Rebekah

 

Although my father is one of the world’s great technology buffs, there was one innovation my family never adopted. It was the “Christmas list.” All my friends had one, and I was frequently bitter about it. A Christmas list guaranteed you the top item on your list, and you were likely to get the top five! But my parents held firm; in my house you never knew what you were getting for Christmas, and oddly enough, it made Christmas more fun. Since we were never given instructions, we spent months in furtive observation of our family members, filing away pieces of conversations for gift ideas. Sometimes the results were great, and sometimes they weren’t, but opening presents was always exciting. Even better than receiving the perfect gift was being acclaimed as the giver of the best gift of the year (defined as the funniest, most appropriate, or most ridiculous). My father, incidentally, received many of the “best” gifts as well as most of the worst, the result of having hobbies which were well out of his children’s price range, forcing them to become extra-creative.

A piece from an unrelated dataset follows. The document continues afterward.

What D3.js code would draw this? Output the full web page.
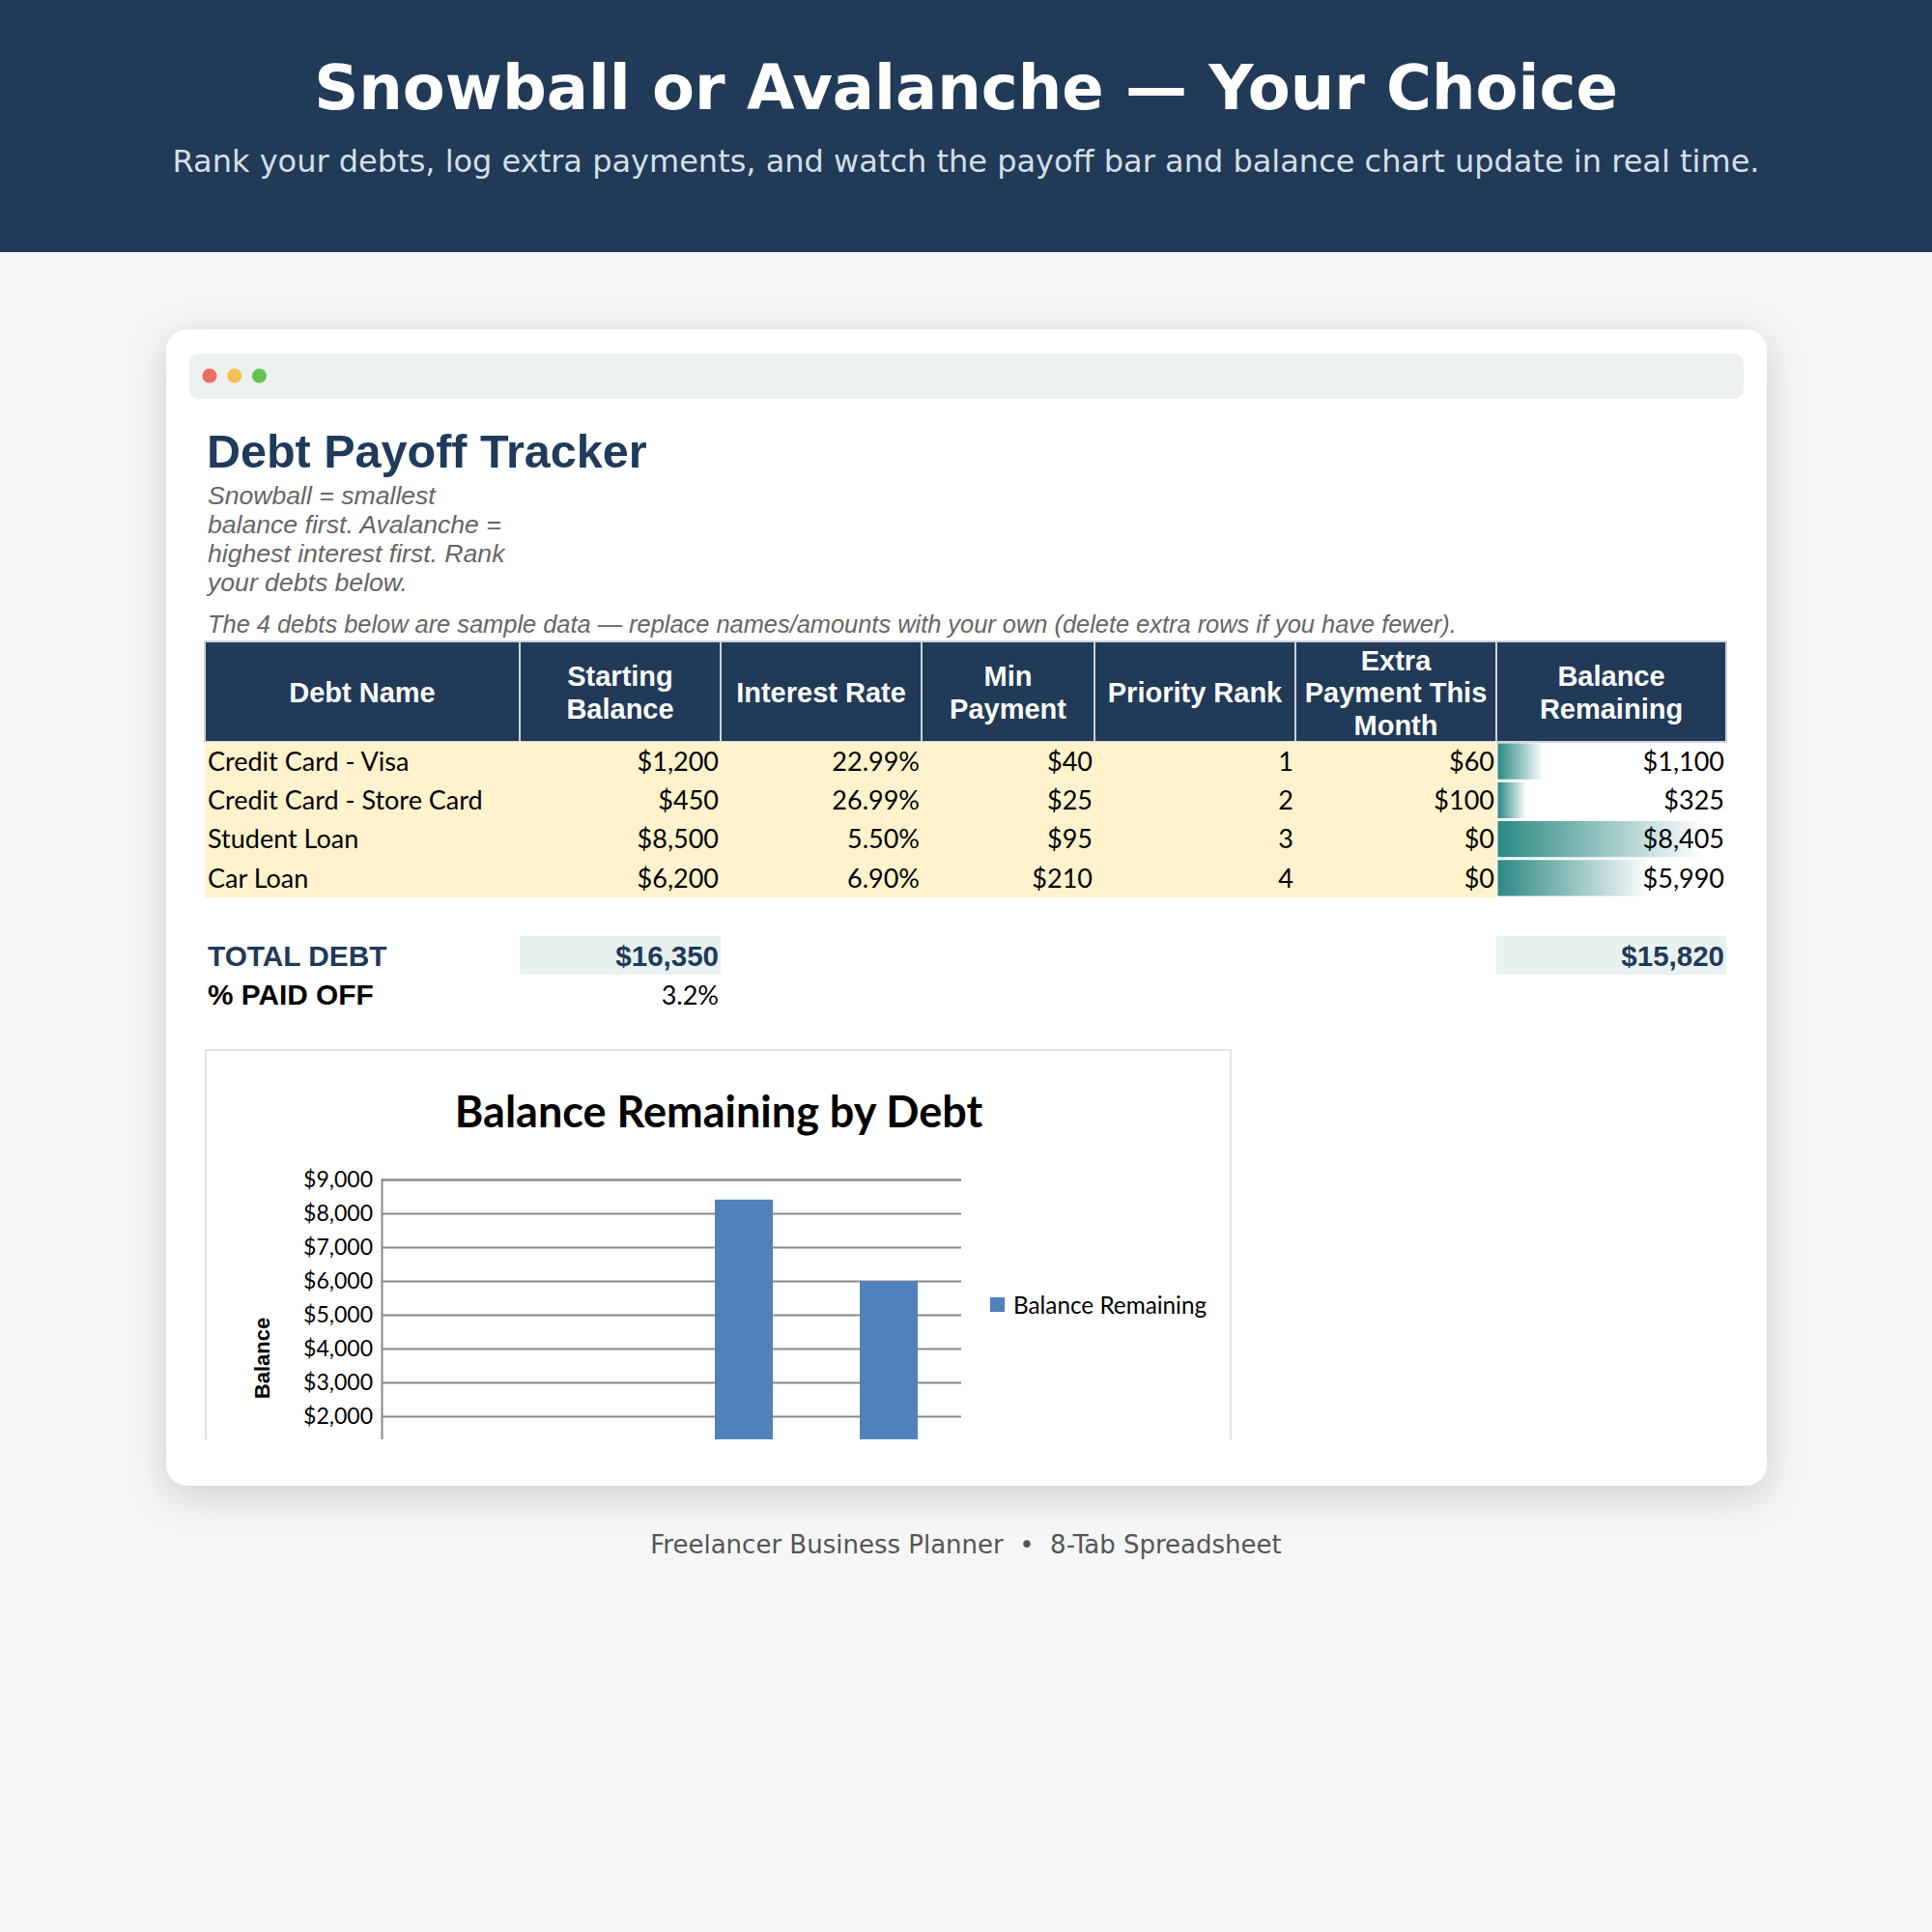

This entertaining tradition unfortunately began to die a slow death when my sister went off to college and was embalmed soon after my graduation. Without the close contact with our family, we could no longer pick up subtle clues about what they might want but wouldn’t think of buying, and as a family were reduced to giving gift cards (which are very useful, but on the fun-of-giving scale rate as pathetic). My sister rescued us all one year when she discovered the WorldVision Gift Catalog, which allows you to buy a gift for a person who truly needs one, in honor of your loved one. The next year my parents bought “me” a camel. We gave my public-school principal mother-in-law a new school. It was a wonderful new world of finding the perfect gift.

Almost all charities will accept donations in someone’s honor. We’ve now given gifts which give life-altering surgery to children, counseling to women rescued from the sex trade, harvest-enhancing seedlings to struggling farmers, and better lives to children in orphanages. And we’ve discovered fair trade gifts as well.

Fair trade means that the company is certified as treating its workers “fairly”, by paying them a living wage and not exploiting children, among other requirements. Many fair trade organizations also use environmentally sustainable methods. By providing a market for their goods, we improve their lives and often our own. For example, buying fair trade coffee will pay the coffee farmer a living wage. If by farming coffee he earns enough to feed his family and send his children to school, he may not feel compelled to farm cocaine. The Hunger Site, SERRV International, and Ten Thousand Villages are examples of groups which offer a large variety of fairly traded products.

This year I began my Christmas shopping with the philosophy of fair-trade first. Our current gift-list is 90 percent charity contributions or fair-trade gifts. These gifts are often more inexpensive than a sweater, but they are much more meaningful (unless you count the fair-trade sweater I’m considering for my sister’s birthday)! Which person on your gift list deserves a gift truly worth giving?